This article was originally published in The Notebook. In August 2020, The Notebook became Chalkbeat Philadelphia.
Greg Windle
Several hundred students gathered on the steps of the School District’s headquarters late Wednesday morning after the National School Walkout against gun violence to continue demonstrating for school and neighborhood safety and gun control.
Organizers from the Philadelphia Student Union estimated the size of the crowd at 1,500. Despite a lack of official support from the District and warnings of disciplinary action from some teachers and administrators, students left their schools to seize the moment when they were at the center of a national dialogue about gun violence.
“I’m willing to take any consequences that come my way,” said Nyla Brooks, a student at Parkway Center City and a member of Philadelphia Student Union, which, along with JUNTOS, organized the march. “My dad was shot and killed when I was younger. This is for him.”
Brooks and about 20 of her classmates were the first to arrive at District headquarters during the National School Walkout. That event, held one month after 17 people were killed in a Parkland, Florida, high school shooting, was to honor those victims and to advocate for gun control.
But after the 17-minute walkout — one minute for each victim — Brooks and her group did not return to school, instead staying at District headquarters to join the Student Vision on School Safety March and rally.
A lone Parkway teacher, who declined to be identified, urged the students to return to class. Soon the Parkway group was joined by 50 students from Franklin Learning Center.
Eventually, the Parkway teacher left. The District’s guidance was that students who stayed past the 17 minutes to participate in the rally and didn’t return to school afterward would be marked absent, but not disciplined.
Soon after, hundreds of students from Central High, Girls’ High, Masterman, Palumbo, South Philly, and more showed up, flooding the District steps with signs in hand, demanding that their voices be heard.
“We cannot sit here and wait for them to realize that our lives matter,” said Nickey Sawbo, a student at Franklin Learning Center. “All of us are standing out here to tell them that we need protection, we need change.”
“The adults have failed the students,” said State Sen. Vincent Hughes. “The adults in legislative power have failed the students. … The schools are crumbling, and the evidence of all of that is the violence that is going on. So, I have to stand with the students because they’re right.”
Over an hour later, the mass of students filed onto the southbound side of Broad Street and marched to City Hall. En route they shouted protest chants and cheered at northbound drivers honking their horns in support.

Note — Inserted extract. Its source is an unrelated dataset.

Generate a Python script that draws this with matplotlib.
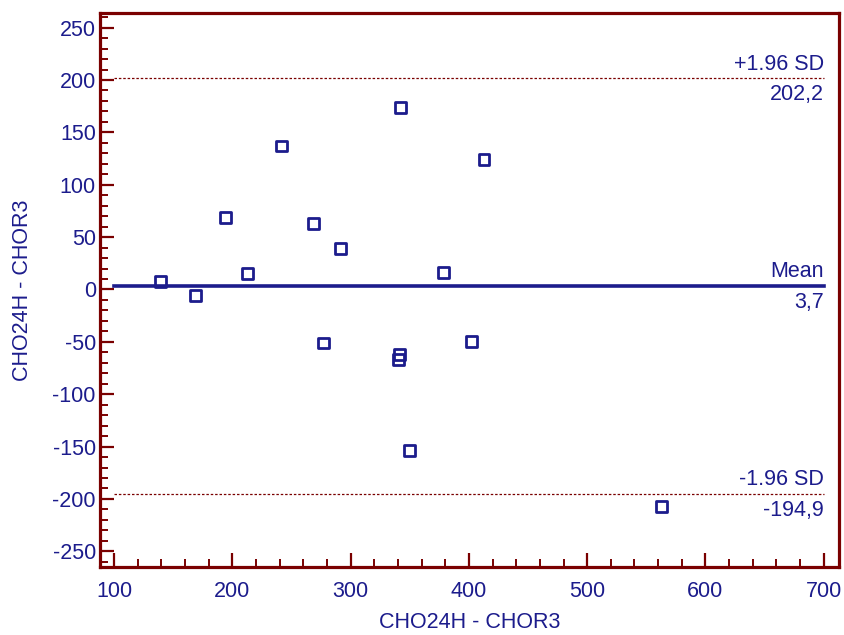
import matplotlib
matplotlib.use('Agg')
import matplotlib.pyplot as plt
from matplotlib.ticker import MultipleLocator

plt.rcParams['font.family'] = ['Liberation Sans', 'DejaVu Sans']
plt.rcParams['axes.unicode_minus'] = False

# means (x) and differences (y)
x_mean = [139, 168.6, 194, 212.7, 241.5, 268.6, 291.5, 277, 342.4, 340.7,
          341.5, 350, 378.8, 402.5, 412.7, 562.7]
y_diff = [7.3, -6, 68.4, 15, 137, 62.7, 38.8, -51, 173.5, -67,
          -62, -154, 16, -50, 124, -207]

mean_diff = 3.7
upper_sd = 202.2
lower_sd = -194.9
axis_label = 'CHO24H - CHOR3'

navy = '#1c1c8c'
maroon = '#7a0000'

fig = plt.figure(figsize=(8.45, 6.35), dpi=100)
ax = fig.add_axes([100 / 845, 1 - 567 / 635, 739 / 845, 554 / 635])

ax.set_xlim(88, 713)
ax.set_ylim(-265, 264)

ax.scatter(x_mean, y_diff, marker='s', s=60, facecolors='none',
           edgecolors=navy, linewidths=2, zorder=3)

x0, x1 = 100, 700
ax.plot([x0, x1], [mean_diff, mean_diff], color=navy, lw=2.6, zorder=2)
ax.plot([x0, x1], [upper_sd, upper_sd], color=maroon, lw=0.9, ls=(0, (2, 1.5)))
ax.plot([x0, x1], [lower_sd, lower_sd], color=maroon, lw=0.9, ls=(0, (2, 1.5)))

fs = 15.5
for val, name in [(upper_sd, '+1.96 SD'), (mean_diff, 'Mean'), (lower_sd, '-1.96 SD')]:
    ax.text(x1, val + 3, name, ha='right', va='bottom', color=navy, fontsize=fs)
    ax.text(x1, val - 6, f'{val:.1f}'.replace('.', ','), ha='right', va='top',
            color=navy, fontsize=fs)

ax.xaxis.set_major_locator(MultipleLocator(100))
ax.xaxis.set_minor_locator(MultipleLocator(20))
ax.yaxis.set_major_locator(MultipleLocator(50))
ax.yaxis.set_minor_locator(MultipleLocator(10))

for sp in ax.spines.values():
    sp.set_color(maroon)
    sp.set_linewidth(2.3)

ax.tick_params(which='both', direction='in', color=maroon, labelcolor=navy,
               labelsize=fs, top=False, right=False)
ax.tick_params(which='major', length=10, width=1.6)
ax.tick_params(which='minor', length=5.5, width=1.4)
ax.tick_params(axis='x', which='major', pad=10)
ax.tick_params(axis='y', which='major', pad=3)

ax.set_xlabel(axis_label, color=navy, fontsize=fs, labelpad=7)
ax.set_ylabel(axis_label, color=navy, fontsize=fs, labelpad=14)

plt.savefig('out.png', dpi=100)
plt.close()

One truck driver even drew high-fives from a group of students.
“People usually call us lazy and say we don’t want to do anything with ourselves,” said Seairra Santiago, a senior at the High School for Creative & Performing Arts. “But we’re taking a stance to raise awareness to the fact that people are being shot for the wrong reasons and that we need to make a change for us students, because we’re trying to learn, not be killed.”
At City Hall, student union and JUNTOS members addressed the crowd with their list of demands for the School District, which focused on school safety, especially for black and brown students.
Other demands include divestment from school police officers, comprehensive mental health and and emotional health services, more guidance counselors and social workers, expansion of restorative justice practices, protection for students and families from arrests around schools by U.S. Immigration and Customs Enforcement, and gun control that does not result in the targeted policing of black and brown bodies. (Click here to see the full list of demands.)
Asked about the group’s demands, particularly the call to eliminate school police and hire more school counselors, spokesman Lee Whack said the District had received no formal communication from the student group and could not address the issues.
The organizers were joined by City Councilwoman Helen Gym, State Rep. Vincent Hughes, Jerry Jordan, president of the Philadelphia Federation of Teachers, and Kendra Brooks, a parent advocate with Parents United for Public Education.
“The adults have failed the students,” said Hughes. “The adults in legislative power have failed the students. We’re not funding the schools the way we need to fund them. We don’t have the counselors. We don’t have the support. The schools are crumbling and the evidence of all of that is the violence that is going on. So, I have to stand with the students because they’re right.”